Image: Jorge Pardo, Bulgogi. Photo: Douglas M. Parker Studio. Courtesy Gagosian Gallery.
Pardo merges art, design, and architecture, drawing on the historical intersections of these disciplines from the Bauhaus to Robert Smithson while interrogating the conventional uses of public and private space. His diverse production range from hand-crafted furniture evoking Modernist designers such as Alvar Aalto and Charles Eames to large-scale, site-specific projects such as the house he designed in 1998 for an exhibition at the Museum of Contemporary Art, Los Angeles and subsequently moved into. In his designs for both the Mountain Bar in Los Angeles and the lobby and bookshop of the former Dia Foundation for the Arts in New York, Pardo re-imagined public spaces as vivid aesthetic environments. Although his works are not easily categorized, he considers himself to be a sculptor, transforming traditional gallery spaces into installations that often combine his own designs for rugs, lamps, and furniture with paintings to prompt a reevaluation of their respective functions and significance and thus further dissolve the boundaries between art and life.

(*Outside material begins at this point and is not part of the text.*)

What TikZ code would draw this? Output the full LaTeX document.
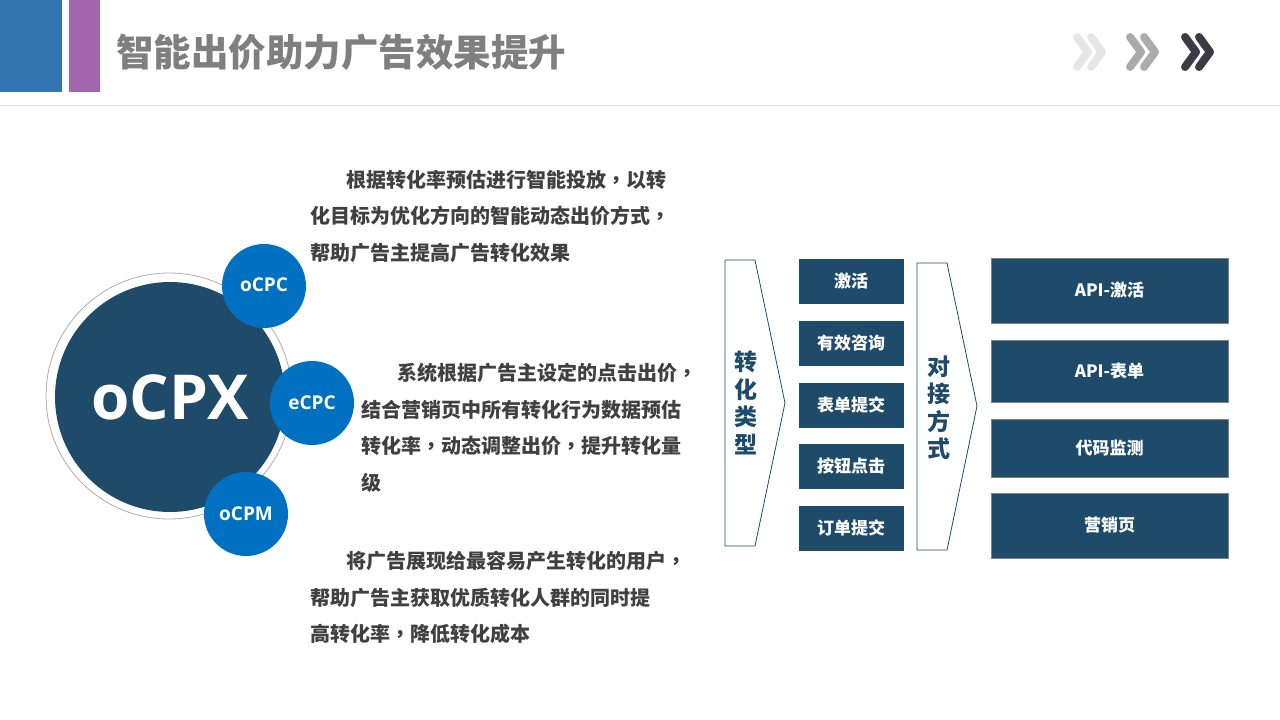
\documentclass[tikz,border=0pt]{standalone}
\usepackage{fontspec}
\usepackage{xcolor}
\usepackage{tikz}
\setmainfont{Noto Sans CJK SC}
\newfontfamily\latinsans{Open Sans}
\newfontfamily\tcpunct{Noto Sans CJK TC}
\newcommand{\cm}{{\tcpunct ，}}

\definecolor{navy}{HTML}{1F4B6B}
\definecolor{bubbleblue}{HTML}{0070C0}
\definecolor{hdrblue}{HTML}{3474B1}
\definecolor{hdrpurple}{HTML}{A266AE}
\definecolor{titlegray}{HTML}{7F7F7F}
\definecolor{bodytext}{HTML}{404040}
\definecolor{chevlight}{HTML}{E6E6E6}
\definecolor{chevmid}{HTML}{ABABAB}
\definecolor{chevdark}{HTML}{3B3A45}

\begin{document}
\begin{tikzpicture}[x=1pt, y=-1pt,
    bubble/.style={circle, fill=bubbleblue, minimum size=84pt, inner sep=0pt, text=white,
        font=\latinsans\bfseries\fontsize{19}{22}\selectfont},
    para/.style={anchor=north west, align=left, inner sep=0pt, text=bodytext,
        font=\bfseries\fontsize{20}{36.5}\selectfont},
    typebox/.style={fill=navy, minimum width=105pt, minimum height=45pt, inner sep=0pt,
        text=white, font=\bfseries\fontsize{17}{20}\selectfont},
    waybox/.style={fill=navy, draw=gray, line width=0.8pt, minimum width=237pt, inner sep=0pt,
        text=white, font=\bfseries\fontsize{17}{20}\selectfont},
    vlabel/.style={align=center, inner sep=0pt, text=navy,
        font=\bfseries\fontsize{23}{27.5}\selectfont},
    chevron/.style={line width=8pt, line cap=round, line join=round}]
    \useasboundingbox (0,0) rectangle (1280,720);

    % Header
    \fill[hdrblue] (0,0) rectangle (62,92);
    \fill[hdrpurple] (69,0) rectangle (100,92);
    \node[anchor=west, inner sep=0pt, text=titlegray,
        font=\bfseries\fontsize{37.5}{40}\selectfont] (title) at (116,52) {智能出价助力广告效果提升};
    \draw[gray!18, line width=1pt] (0,105) -- (1280,105);
    \foreach \x/\c in {1077/chevlight, 1130/chevmid, 1185/chevdark} {
        \draw[chevron, \c] (\x,37) -- (\x+11,52) -- (\x,67);
        \draw[chevron, \c] (\x+14,37) -- (\x+25,52) -- (\x+14,67);
    }

    % oCPX circles
    \node[circle, draw=gray!65, line width=0.8pt, minimum size=246pt] (ring) at (169,396) {};
    \node[circle, fill=navy, minimum size=230pt, inner sep=0pt, text=white,
        font=\latinsans\bfseries\fontsize{62}{70}\selectfont] (ocpx) at (170,397) {oCPX};
    \node[bubble] (ocpc) at (264,286) {\raisebox{3pt}{oCPC}};
    \node[bubble] (ecpc) at (312,403) {eCPC};
    \node[bubble] (ocpm) at (246,514) {oCPM};

    % Descriptions
    \node[para] (ocpctext) at (310,170) {\hspace*{36pt}根据转化率预估进行智能投放\cm 以转\\化目标为优化方向的智能动态出价方式\cm\\帮助广告主提高广告转化效果};
    \node[para] (ecpctext) at (361,363) {\hspace*{36pt}系统根据广告主设定的点击出价\cm\\结合营销页中所有转化行为数据预估\\转化率\cm 动态调整出价\cm 提升转化量\\级};
    \node[para] (ocpmtext) at (310,551) {\hspace*{36pt}将广告展现给最容易产生转化的用户\cm\\帮助广告主获取优质转化人群的同时提\\高转化率\cm 降低转化成本};

    % Conversion types
    \draw[navy, line width=0.8pt, fill=white] (725,260) -- (755,260) -- (785,403) -- (755,546) -- (725,546) -- cycle;
    \node[vlabel] (convtype) at (746,403) {转\\化\\类\\型};
    \node[typebox] (activate) at (851,281) {激活};
    \node[typebox] (consult) at (851,343) {有效咨询};
    \node[typebox] (formsubmit) at (851,405) {表单提交};
    \node[typebox] (btnclick) at (851,466) {按钮点击};
    \node[typebox] (ordersubmit) at (851,528) {订单提交};

    % Integration methods
    \draw[navy, line width=0.8pt, fill=white] (917,263) -- (947,263) -- (977,406) -- (947,550) -- (917,550) -- cycle;
    \node[vlabel] (linkway) at (939,408) {对\\接\\方\\式};
    \node[waybox, minimum height=65pt] (apiact) at (1109.5,290.5) {API-激活};
    \node[waybox, minimum height=62pt] (apiform) at (1109.5,371) {API-表单};
    \node[waybox, minimum height=58pt] (codemon) at (1109.5,448) {代码监测};
    \node[waybox, minimum height=65pt] (landing) at (1109.5,525.5) {营销页};
\end{tikzpicture}
\end{document}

Bulgogi is the name given to a traditional Korean dish of marinated, barbequed beef, which Pardo uses here as a metaphor for Korean immigration and cultural assimilation in Los Angeles. Transforming the gallery into a domestic environment, Pardo creates a “drawing room” using a kaleidoscopic patterned rug of his own design and wallpaper based on a photo-collage of local Korean-Americans. The wallpaper includes scrapbook images framed by graphic flower cutouts, an evolution of a previous wallpaper installation that mapped the social history of Los Angeles. A series of vibrantly colored “fan paintings” on canvas, based on computer-generated abstractions evokes the push-pull dynamic of modernist abstraction, while a newly designed jewelry cabinet filled with idiosyncratic bracelets, rings and necklaces made of plastic, wood, gold, pearls and diamonds is an adaptation of Pardo’s own earlier designs in the new context of the unifying cabinet display and gallery space. This gesture is intended to parallel the assimilation and adaptation of the immigrant population over time.